Fik, 33, cut off his own penis during a Northwest Side rampage Wednesday morning. When confronted by police, Fik hurled several knives and his severed organ at the officers, police said. Officers stunned him with a Taser and took him into custody.

"We took him out without any serious injury, with the exception of his own," said Chicago Police Sgt. Edward Dolan of the 16th District.

Doctors at Northwestern Memorial Hospital reattached Fik's penis Wednesday, sources said. He was listed in good condition Thursday, according to hospital spokesman Andrew Buchanan, who declined to comment further.

*Smashing car windows *

Fik, who lives in the 5400 block of W. Berenice, is charged with two counts of aggravated assault and one count of criminal damage to property, said Officer Laura Kubiak. He told paramedics he was distraught over problems with his girlfriend in Poland, Dolan said.

Police arrived on Fik's block at 8:20 a.m.

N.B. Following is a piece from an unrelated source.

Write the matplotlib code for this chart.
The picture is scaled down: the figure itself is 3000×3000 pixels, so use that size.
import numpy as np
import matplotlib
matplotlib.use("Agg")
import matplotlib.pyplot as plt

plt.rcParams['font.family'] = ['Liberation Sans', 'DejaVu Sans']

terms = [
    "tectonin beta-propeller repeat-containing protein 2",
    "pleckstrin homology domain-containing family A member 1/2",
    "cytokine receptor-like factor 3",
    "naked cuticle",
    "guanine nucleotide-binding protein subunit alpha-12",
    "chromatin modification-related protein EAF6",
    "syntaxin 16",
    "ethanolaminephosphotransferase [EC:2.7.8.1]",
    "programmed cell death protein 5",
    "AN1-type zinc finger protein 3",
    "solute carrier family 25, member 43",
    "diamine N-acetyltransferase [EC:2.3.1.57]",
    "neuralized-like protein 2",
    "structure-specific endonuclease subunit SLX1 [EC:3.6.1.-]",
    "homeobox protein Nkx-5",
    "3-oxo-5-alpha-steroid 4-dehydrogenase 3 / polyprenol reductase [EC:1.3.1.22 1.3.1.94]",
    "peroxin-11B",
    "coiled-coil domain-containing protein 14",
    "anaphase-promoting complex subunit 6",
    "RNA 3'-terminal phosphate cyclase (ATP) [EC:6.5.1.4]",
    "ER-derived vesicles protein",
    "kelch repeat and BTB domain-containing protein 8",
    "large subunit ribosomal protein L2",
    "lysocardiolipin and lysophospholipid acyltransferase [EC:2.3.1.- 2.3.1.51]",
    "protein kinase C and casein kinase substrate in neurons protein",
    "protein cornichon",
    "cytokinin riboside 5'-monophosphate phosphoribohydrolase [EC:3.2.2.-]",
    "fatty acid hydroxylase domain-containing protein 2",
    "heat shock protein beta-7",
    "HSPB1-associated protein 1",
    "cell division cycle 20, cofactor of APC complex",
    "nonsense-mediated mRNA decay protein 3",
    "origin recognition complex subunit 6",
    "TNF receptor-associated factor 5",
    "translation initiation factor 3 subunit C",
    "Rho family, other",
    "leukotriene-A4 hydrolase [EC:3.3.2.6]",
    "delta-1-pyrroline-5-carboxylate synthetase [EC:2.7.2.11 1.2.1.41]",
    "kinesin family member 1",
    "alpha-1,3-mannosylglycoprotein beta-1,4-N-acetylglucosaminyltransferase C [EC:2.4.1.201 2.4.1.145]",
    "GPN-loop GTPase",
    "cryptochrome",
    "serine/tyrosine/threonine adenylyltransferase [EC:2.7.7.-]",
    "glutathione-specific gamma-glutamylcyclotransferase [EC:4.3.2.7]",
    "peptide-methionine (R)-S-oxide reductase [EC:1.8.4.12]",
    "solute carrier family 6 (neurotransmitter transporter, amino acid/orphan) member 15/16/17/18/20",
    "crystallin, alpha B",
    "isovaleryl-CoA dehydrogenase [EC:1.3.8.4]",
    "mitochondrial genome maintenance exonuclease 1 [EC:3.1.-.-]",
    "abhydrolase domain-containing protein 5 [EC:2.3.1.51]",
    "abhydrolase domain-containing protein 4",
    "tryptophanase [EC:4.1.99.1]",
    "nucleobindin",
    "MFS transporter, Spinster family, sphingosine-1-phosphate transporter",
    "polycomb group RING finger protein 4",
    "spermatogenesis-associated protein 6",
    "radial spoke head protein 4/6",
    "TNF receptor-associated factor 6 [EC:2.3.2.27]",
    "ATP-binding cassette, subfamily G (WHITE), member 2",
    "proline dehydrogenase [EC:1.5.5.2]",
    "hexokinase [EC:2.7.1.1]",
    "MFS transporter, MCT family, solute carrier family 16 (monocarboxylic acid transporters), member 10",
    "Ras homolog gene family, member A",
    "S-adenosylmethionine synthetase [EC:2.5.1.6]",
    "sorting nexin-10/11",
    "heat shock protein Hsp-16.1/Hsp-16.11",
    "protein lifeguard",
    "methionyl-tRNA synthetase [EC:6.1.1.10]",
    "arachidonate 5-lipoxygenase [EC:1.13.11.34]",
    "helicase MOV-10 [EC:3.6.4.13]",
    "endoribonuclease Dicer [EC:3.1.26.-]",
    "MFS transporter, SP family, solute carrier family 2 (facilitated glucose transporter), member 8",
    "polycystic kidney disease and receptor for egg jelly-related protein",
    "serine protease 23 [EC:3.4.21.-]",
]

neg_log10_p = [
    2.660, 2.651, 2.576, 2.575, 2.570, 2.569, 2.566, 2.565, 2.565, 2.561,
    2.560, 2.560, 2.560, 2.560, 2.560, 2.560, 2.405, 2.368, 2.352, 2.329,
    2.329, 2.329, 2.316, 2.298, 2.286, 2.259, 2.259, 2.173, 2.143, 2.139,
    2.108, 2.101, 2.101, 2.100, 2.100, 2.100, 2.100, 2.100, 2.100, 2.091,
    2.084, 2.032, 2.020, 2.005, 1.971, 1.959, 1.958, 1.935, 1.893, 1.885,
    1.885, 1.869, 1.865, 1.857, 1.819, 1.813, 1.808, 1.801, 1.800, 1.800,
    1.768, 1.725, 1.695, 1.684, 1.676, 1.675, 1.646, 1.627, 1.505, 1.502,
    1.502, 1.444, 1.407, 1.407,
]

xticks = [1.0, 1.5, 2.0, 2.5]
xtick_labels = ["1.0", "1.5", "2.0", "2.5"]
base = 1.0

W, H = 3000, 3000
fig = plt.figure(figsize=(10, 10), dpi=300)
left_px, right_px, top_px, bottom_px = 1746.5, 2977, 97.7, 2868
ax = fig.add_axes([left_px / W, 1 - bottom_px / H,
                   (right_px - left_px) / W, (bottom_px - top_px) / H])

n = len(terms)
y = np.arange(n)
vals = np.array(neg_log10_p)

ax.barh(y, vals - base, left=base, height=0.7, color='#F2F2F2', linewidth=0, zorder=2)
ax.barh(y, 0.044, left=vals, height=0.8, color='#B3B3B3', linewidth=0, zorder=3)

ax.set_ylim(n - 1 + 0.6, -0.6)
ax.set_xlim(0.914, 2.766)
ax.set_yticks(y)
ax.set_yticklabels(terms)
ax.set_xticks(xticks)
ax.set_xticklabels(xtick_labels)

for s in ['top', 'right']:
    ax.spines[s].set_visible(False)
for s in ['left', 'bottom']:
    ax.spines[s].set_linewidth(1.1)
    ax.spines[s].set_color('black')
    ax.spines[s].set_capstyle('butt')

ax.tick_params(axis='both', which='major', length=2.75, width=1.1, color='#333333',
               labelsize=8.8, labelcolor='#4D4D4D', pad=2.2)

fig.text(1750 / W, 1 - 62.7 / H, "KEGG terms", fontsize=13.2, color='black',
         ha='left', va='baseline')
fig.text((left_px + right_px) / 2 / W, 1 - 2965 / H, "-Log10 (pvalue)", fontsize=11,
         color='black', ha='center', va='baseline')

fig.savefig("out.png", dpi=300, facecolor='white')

Wednesday after receiving reports he was smashing car windows, Dolan said. Fik then broke into a house down the block. A group of six or seven officers assembled in front of the house, Dolan said.

The occupants were not home, he added.

Fik was bleeding when the officers arrived and may have already cut off his organ, Dolan said.

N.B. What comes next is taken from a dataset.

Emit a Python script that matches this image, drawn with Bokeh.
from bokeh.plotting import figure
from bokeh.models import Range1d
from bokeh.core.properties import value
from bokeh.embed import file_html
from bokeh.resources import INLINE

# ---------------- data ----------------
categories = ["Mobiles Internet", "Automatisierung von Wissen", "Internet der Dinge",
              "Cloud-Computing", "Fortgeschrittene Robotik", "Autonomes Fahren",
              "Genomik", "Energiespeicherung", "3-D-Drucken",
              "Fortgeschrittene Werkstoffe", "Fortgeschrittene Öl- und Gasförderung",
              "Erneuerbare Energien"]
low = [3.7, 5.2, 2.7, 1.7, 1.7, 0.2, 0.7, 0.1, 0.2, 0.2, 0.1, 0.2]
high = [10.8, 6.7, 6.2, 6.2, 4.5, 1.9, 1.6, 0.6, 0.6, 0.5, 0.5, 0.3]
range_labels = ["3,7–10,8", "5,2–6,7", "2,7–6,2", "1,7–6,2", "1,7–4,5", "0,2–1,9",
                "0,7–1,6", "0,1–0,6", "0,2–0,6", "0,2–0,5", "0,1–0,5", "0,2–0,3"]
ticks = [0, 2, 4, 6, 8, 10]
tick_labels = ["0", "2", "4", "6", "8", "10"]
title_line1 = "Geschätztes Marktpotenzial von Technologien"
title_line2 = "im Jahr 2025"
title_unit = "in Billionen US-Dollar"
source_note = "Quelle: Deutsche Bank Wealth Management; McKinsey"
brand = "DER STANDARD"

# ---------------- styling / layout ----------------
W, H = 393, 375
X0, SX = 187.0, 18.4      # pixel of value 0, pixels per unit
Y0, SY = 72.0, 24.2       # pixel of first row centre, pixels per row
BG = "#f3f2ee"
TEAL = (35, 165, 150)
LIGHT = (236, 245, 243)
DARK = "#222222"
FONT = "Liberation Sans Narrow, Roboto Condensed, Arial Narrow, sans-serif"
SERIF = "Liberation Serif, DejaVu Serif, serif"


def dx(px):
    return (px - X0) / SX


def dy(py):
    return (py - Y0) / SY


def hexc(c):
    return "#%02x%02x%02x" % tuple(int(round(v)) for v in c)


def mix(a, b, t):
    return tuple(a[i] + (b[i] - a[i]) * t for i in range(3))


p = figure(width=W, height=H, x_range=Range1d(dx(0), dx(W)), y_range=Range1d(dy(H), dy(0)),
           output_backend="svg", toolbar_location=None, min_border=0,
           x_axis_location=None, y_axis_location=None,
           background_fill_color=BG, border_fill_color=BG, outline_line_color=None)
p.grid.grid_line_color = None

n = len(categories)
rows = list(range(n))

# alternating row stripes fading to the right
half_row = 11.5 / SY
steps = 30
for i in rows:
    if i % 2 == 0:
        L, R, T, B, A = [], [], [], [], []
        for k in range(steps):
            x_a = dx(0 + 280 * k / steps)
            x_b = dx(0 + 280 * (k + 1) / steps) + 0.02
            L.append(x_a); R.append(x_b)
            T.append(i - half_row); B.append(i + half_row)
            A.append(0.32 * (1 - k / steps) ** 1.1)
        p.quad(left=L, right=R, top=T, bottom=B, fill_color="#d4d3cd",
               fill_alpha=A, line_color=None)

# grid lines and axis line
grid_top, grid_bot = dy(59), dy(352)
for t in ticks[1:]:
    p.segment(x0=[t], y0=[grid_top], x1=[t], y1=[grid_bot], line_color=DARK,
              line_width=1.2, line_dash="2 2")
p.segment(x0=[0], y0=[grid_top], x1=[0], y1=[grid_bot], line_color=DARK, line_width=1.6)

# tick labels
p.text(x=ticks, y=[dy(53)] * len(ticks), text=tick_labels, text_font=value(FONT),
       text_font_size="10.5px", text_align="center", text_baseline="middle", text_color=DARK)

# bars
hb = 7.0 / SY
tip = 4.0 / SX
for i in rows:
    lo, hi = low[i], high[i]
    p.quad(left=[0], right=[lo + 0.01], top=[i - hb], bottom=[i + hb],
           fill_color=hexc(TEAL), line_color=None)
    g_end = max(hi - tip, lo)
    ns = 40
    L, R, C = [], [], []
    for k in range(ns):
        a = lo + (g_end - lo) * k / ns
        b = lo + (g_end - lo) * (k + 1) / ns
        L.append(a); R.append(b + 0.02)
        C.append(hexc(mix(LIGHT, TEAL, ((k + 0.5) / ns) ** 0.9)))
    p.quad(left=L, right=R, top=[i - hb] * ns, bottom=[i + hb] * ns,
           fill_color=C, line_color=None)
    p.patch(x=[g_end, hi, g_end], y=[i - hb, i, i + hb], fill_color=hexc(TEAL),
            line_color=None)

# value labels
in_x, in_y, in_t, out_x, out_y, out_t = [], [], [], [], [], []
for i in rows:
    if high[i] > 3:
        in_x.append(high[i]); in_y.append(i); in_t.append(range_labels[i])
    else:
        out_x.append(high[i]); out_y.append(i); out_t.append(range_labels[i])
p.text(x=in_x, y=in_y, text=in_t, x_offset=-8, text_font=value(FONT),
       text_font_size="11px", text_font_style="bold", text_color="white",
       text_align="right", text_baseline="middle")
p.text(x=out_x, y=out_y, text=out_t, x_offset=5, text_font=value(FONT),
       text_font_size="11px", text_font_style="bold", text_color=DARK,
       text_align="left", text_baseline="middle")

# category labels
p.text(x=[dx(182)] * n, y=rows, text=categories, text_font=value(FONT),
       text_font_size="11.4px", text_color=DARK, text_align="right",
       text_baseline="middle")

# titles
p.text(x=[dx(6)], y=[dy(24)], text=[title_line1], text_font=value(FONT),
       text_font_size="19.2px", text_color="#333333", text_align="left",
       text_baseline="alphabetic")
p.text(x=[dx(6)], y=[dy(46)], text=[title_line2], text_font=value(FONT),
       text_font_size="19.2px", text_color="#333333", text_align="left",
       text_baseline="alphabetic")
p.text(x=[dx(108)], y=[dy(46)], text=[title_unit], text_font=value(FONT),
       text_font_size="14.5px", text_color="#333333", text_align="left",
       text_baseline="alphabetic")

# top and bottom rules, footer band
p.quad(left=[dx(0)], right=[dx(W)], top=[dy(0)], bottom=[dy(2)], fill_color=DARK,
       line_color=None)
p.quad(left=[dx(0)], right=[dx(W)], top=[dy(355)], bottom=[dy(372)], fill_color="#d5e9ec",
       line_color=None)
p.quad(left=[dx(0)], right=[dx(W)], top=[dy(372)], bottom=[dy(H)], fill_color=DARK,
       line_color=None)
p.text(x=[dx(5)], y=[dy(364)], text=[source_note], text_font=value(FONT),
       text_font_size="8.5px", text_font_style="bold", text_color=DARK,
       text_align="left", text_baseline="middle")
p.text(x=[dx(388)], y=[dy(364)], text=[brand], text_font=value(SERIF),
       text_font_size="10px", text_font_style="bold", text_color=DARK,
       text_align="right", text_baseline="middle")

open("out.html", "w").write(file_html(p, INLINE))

"At that point, this guy came running out, naked, with a handful of knives . . . and started throwing knives at the police officers that were 10, 20, 30 feet away," Dolan said.

Fik threw his penis during the confrontation, too, Dolan said. He then went back into the house and re-emerged with "another handful of knives," Dolan said.

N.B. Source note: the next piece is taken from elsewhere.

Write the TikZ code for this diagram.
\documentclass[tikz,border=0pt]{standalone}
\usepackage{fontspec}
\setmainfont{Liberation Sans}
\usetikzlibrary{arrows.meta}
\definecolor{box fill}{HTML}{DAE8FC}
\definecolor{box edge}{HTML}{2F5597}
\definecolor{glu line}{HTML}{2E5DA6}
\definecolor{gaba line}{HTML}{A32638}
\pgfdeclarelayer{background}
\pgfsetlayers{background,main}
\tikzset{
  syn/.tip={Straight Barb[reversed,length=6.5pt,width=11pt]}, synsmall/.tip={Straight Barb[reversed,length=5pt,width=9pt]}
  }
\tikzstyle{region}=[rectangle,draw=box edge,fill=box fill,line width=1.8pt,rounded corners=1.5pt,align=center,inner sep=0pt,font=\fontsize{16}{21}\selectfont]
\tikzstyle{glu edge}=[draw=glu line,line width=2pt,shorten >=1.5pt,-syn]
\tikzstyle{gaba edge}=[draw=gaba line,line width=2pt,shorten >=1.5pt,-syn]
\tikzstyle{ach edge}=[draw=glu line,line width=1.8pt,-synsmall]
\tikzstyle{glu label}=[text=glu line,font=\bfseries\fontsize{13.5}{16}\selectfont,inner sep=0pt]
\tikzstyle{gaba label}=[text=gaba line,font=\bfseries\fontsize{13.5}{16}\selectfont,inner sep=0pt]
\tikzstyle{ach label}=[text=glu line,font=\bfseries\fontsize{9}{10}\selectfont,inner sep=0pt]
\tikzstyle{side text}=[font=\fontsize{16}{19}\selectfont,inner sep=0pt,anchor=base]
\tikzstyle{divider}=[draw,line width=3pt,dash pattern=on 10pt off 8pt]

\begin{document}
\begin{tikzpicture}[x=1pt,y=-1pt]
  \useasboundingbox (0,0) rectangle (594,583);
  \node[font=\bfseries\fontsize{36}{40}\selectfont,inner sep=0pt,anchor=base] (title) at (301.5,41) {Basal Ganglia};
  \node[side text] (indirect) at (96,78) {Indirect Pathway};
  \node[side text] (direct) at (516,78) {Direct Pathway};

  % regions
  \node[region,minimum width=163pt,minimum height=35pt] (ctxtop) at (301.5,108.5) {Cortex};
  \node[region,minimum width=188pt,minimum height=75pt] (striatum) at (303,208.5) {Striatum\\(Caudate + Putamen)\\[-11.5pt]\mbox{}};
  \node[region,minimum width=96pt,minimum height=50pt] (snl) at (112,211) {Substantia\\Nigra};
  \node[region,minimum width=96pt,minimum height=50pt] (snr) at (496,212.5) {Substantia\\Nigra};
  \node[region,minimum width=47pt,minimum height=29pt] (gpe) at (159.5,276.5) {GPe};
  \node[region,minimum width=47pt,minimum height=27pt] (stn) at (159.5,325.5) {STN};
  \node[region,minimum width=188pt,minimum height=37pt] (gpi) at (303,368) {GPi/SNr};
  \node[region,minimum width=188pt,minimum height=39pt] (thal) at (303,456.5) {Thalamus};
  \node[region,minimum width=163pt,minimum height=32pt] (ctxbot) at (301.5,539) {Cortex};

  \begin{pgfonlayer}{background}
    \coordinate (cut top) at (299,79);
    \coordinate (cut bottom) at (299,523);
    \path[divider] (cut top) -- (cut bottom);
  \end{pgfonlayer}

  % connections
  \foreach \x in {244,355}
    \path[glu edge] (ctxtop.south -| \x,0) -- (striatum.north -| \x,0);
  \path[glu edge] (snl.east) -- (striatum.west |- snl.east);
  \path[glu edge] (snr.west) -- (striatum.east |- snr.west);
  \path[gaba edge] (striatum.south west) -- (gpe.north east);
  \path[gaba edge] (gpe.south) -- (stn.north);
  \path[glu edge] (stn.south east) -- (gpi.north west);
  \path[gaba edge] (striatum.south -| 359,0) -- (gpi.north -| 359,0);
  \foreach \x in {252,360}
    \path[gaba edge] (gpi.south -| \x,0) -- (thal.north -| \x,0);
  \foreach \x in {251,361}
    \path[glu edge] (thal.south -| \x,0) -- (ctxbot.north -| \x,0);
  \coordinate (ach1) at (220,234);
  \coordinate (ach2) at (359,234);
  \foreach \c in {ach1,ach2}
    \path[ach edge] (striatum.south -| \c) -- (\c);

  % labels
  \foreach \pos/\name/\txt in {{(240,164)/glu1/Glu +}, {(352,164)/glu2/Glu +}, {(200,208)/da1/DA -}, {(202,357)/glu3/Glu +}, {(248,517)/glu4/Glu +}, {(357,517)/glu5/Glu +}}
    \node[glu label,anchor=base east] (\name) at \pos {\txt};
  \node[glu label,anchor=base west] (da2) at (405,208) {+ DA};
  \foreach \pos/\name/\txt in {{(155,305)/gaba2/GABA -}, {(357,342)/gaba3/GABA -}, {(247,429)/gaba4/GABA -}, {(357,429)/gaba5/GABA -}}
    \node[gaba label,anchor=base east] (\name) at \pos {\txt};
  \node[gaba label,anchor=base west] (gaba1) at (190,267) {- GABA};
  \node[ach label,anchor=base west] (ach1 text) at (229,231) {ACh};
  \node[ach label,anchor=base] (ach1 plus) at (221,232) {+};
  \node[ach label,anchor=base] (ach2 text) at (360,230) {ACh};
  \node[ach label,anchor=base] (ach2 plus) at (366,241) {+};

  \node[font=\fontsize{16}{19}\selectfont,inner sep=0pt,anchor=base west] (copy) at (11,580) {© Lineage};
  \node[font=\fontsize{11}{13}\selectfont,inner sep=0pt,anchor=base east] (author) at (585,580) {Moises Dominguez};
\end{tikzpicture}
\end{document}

Dolan sneaked to the side of the bungalow's front steps and stunned Fik with the Taser. Fik fought back when officers went to restrain him, Dolan said.

"About 10 feet from the front porch, right on the sidewalk, was his penis," Dolan said.

Dr. Greg Bales, associate professor of urology at the University of Chicago, said severed penises are uncommon but surgery usually works.

"As long as the penis is placed on ice and reattached within a few hours, the success is usually pretty good," Bales said.

Contributing: _Annie Sweeney_ _[email protected]_


----------



## motivated (May 2, 2005)

Awesome


----------



## lokiluvr (Dec 30, 2004)

Do ya suppose he wanted it reattached?


----------



## Pvt. Cowboy (Jan 26, 2005)

Who remembers King Missile and their one hit wonder... Detachable Penis?


----------



## JoninNH (Jan 29, 2004)

What a dickhead, I bet he was pissed. LOL


----------



## Irish Wampanoag (Apr 6, 2003)

This guy does not dick around!!


----------



## NorwichAlum (Nov 5, 2005)

Pvt. Cowboy said:


> Who remembers King Missile and their one hit wonder... Detachable Penis?


We used to play that on our college radio stations. Haven't heard that family classic in years!


----------



## Channy1984 (Jul 24, 2004)

His loss, not mine! 

That's still nasty though:uc:


----------



## KozmoKramer (Apr 25, 2004)

This is St. Patrick's Day, so limericks are permitted.
_Jakub once had his weenie, but the cops were being such meanies._
_So he severed his member, giving Chicago PD a sight to remember,_
_And now he's known simply as Jeannie..._


----------



## 94c (Oct 21, 2005)

there once was a guy named Fik
who no longer needed his dick
back in poland sits his gal
humping his former pal
and it's enough to make him sick


----------



## KozmoKramer (Apr 25, 2004)

Thats it 94C - We've got better shit than the hacks at the breakfast this Sunday morn...


----------



## Barbrady (Aug 5, 2004)

KozmoKramer said:


> This is St. Patrick's Day, so limericks are permitted.
> _Jakub once had his weenie, but the cops were being such meanies._
> _So he severed his member, giving Chicago PD a sight to remember,_
> _And now he's known simply as Jeannie..._


LMFAO, good one Koz.


----------



## 94c (Oct 21, 2005)

I've heard of some hospitals amputating the wrong leg. 
I wonder if they sewed it up his ass.


----------



## mchef766 (Feb 26, 2006)

And the procedure of reattaching the penis is called an AddaDickToMe?!?


----------



## 94c (Oct 21, 2005)

mchef766 said:


> And the procedure of reattaching the penis is called an AddaDickToMe?!?


I always wondered if they had an organ bank for transsexuals.


----------